Reputation: 349
I want to get all data in cassandra table "user"
i have 840000 users and i don't want to get all users in python list. i want get users in packs of 100 users
in cassandra doc https://datastax.github.io/python-driver/query_paging.html i see i can use fetch_size, but in my python code i have database object that contains all cql instruction
from cassandra.cluster import Cluster
from cassandra.query import SimpleStatement
class Database:
def __init__(self, name, salary):
self.cluster = Cluster(['192.168.1.1', '192.168.1.2'])
self.session = cluster.connect()
def get_users(self):
users_list = []
query = "SELECT * FROM users"
statement = SimpleStatement(query, fetch_size=10)
for user_row in session.execute(statement):
users_list.append(user_row.name)
return users_list
actually get_users return very big list of user name but i want to transform return get_users to a "generator"
i don't want get all users name in 1 list and 1 call of function get_users, but i want to have lot of call get_users and return list with only 100 users max every call function
for example : list1 = database.get_users() list2 = database.get_users() ... listn = database.get_users()
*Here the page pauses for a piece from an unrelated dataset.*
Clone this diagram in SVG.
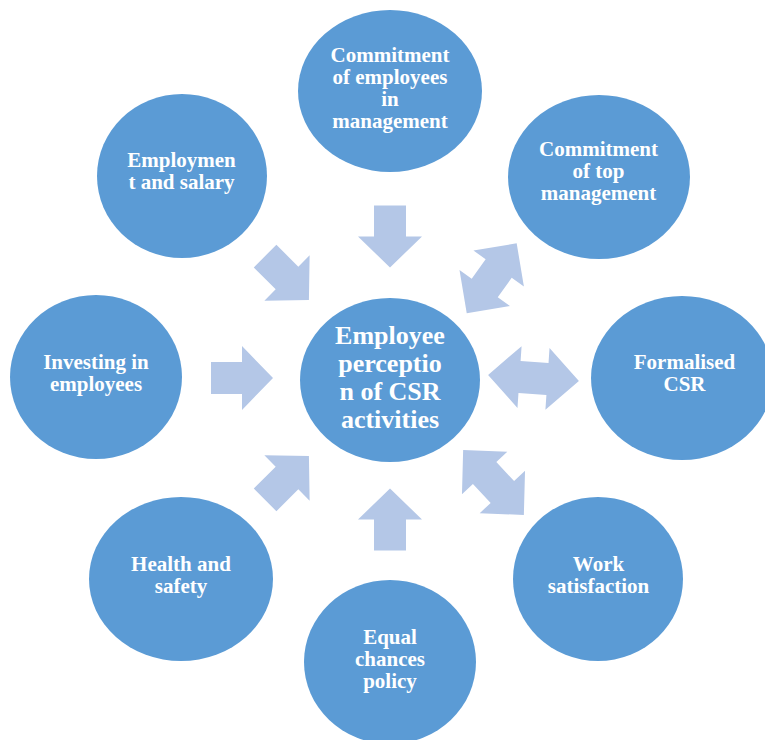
<svg xmlns="http://www.w3.org/2000/svg" width="765" height="740" viewBox="0 0 765 740">
<style>
.n{fill:#5B9BD5}
.t{font-family:"Liberation Serif","Times New Roman",serif;font-weight:bold;fill:#FFFFFF;font-size:21px;text-anchor:middle}
.tc{font-size:26px}
.a{fill:#B4C7E7}
</style>
<rect width="765" height="740" fill="#FFFFFF"/>
<g id="connectors">
<path class="a" d="M-31,-16H0V-32L31,0L0,32V16H-31Z" transform="translate(390,236.5) rotate(90)"/>
<path class="a" d="M-31,-16H0V-32L31,0L0,32V16H-31Z" transform="translate(242,378)"/>
<path class="a" d="M-31,-16H0V-32L31,0L0,32V16H-31Z" transform="translate(390,519.5) rotate(-90)"/>
<path class="a" d="M-31,-16H0V-32L31,0L0,32V16H-31Z" transform="translate(287,278) rotate(45)"/>
<path class="a" d="M-31,-16H0V-32L31,0L0,32V16H-31Z" transform="translate(287,478) rotate(-45)"/>
<path class="a" d="M-45.5,0L-14,-31V-16H14V-31L45.5,0L14,31V16H-14V31Z" transform="translate(533.5,378) rotate(3.8)"/>
<path class="a" d="M-43,0L-12,-31V-16H12V-31L43,0L12,31V16H-12V31Z" transform="translate(491.7,278.3) rotate(-54.5)"/>
<path class="a" d="M-44.5,0L-13,-31V-16H13V-31L44.5,0L13,31V16H-13V31Z" transform="translate(493.5,482.5) rotate(47)"/>
</g>
<g id="node-center">
<ellipse class="n" cx="390" cy="380" rx="90" ry="82"/>
<text class="t tc" x="390" y="344">Employee</text>
<text class="t tc" x="390" y="372">perceptio</text>
<text class="t tc" x="390" y="400">n of CSR</text>
<text class="t tc" x="390" y="428">activities</text>
</g>
<g id="node-commitment-employees">
<ellipse class="n" cx="390" cy="91" rx="92" ry="81"/>
<text class="t" x="390" y="62">Commitment</text>
<text class="t" x="390" y="84">of employees</text>
<text class="t" x="390" y="106">in</text>
<text class="t" x="390" y="128">management</text>
</g>
<g id="node-commitment-top">
<ellipse class="n" cx="599" cy="177" rx="91" ry="82"/>
<text class="t" x="598.5" y="156">Commitment</text>
<text class="t" x="598.5" y="178">of top</text>
<text class="t" x="598.5" y="200">management</text>
</g>
<g id="node-formalised">
<ellipse class="n" cx="682" cy="378" rx="91" ry="82"/>
<text class="t" x="684.5" y="369">Formalised</text>
<text class="t" x="684.5" y="391">CSR</text>
</g>
<g id="node-work">
<ellipse class="n" cx="598" cy="579" rx="85" ry="82"/>
<text class="t" x="598.5" y="571">Work</text>
<text class="t" x="598.5" y="593">satisfaction</text>
</g>
<g id="node-equal">
<ellipse class="n" cx="390" cy="662" rx="86" ry="82"/>
<text class="t" x="390" y="644">Equal</text>
<text class="t" x="390" y="666">chances</text>
<text class="t" x="390" y="688">policy</text>
</g>
<g id="node-health">
<ellipse class="n" cx="181" cy="579" rx="92" ry="82"/>
<text class="t" x="181" y="571">Health and</text>
<text class="t" x="181" y="593">safety</text>
</g>
<g id="node-investing">
<ellipse class="n" cx="96" cy="377" rx="86" ry="82"/>
<text class="t" x="96" y="369">Investing in</text>
<text class="t" x="96" y="391">employees</text>
</g>
<g id="node-employment">
<ellipse class="n" cx="182" cy="176" rx="85" ry="82"/>
<text class="t" x="181.5" y="167">Employmen</text>
<text class="t" x="181.5" y="189">t and salary</text>
</g>
</svg>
list1 contains 100 first user in query list2 contains 100 "second" users in query listn contains the latest elements in query (<=100)
is this possible ? thanks for advance for your answer
Upvotes: 1
Views: 2232
Reputation: 2982
According to Paging Large Queries:
Whenever there are no more rows in the current page, the next page will be fetched transparently.
So, if you execute your code like this, you will still the whole result set, but this is paged in a transparent manner.
In order to achieve what you need to use callbacks. You can also find some code sample on the link above.
I added below the full code for reference.
from cassandra.cluster import Cluster
from cassandra.query import SimpleStatement
from threading import Event
class PagedResultHandler(object):
def __init__(self, future):
self.error = None
self.finished_event = Event()
self.future = future
self.future.add_callbacks(
callback=self.handle_page,
errback=self.handle_error)
def handle_page(self, rows):
for row in rows:
process_row(row)
if self.future.has_more_pages:
self.future.start_fetching_next_page()
else:
self.finished_event.set()
def handle_error(self, exc):
self.error = exc
self.finished_event.set()
def process_row(user_row):
print user_row.name, user_row.age, user_row.email
cluster = Cluster()
session = cluster.connect()
query = "SELECT * FROM myschema.users"
statement = SimpleStatement(query, fetch_size=5)
future = session.execute_async(statement)
handler = PagedResultHandler(future)
handler.finished_event.wait()
if handler.error:
raise handler.error
cluster.shutdown()
Moving to next page is done in handle_page
when start_fetching_next_page
is called.
If you replace the if statement with self.finished_event.set()
you will see that the iteration stops after the first 5 rows as defined in fetch_size
Upvotes: 2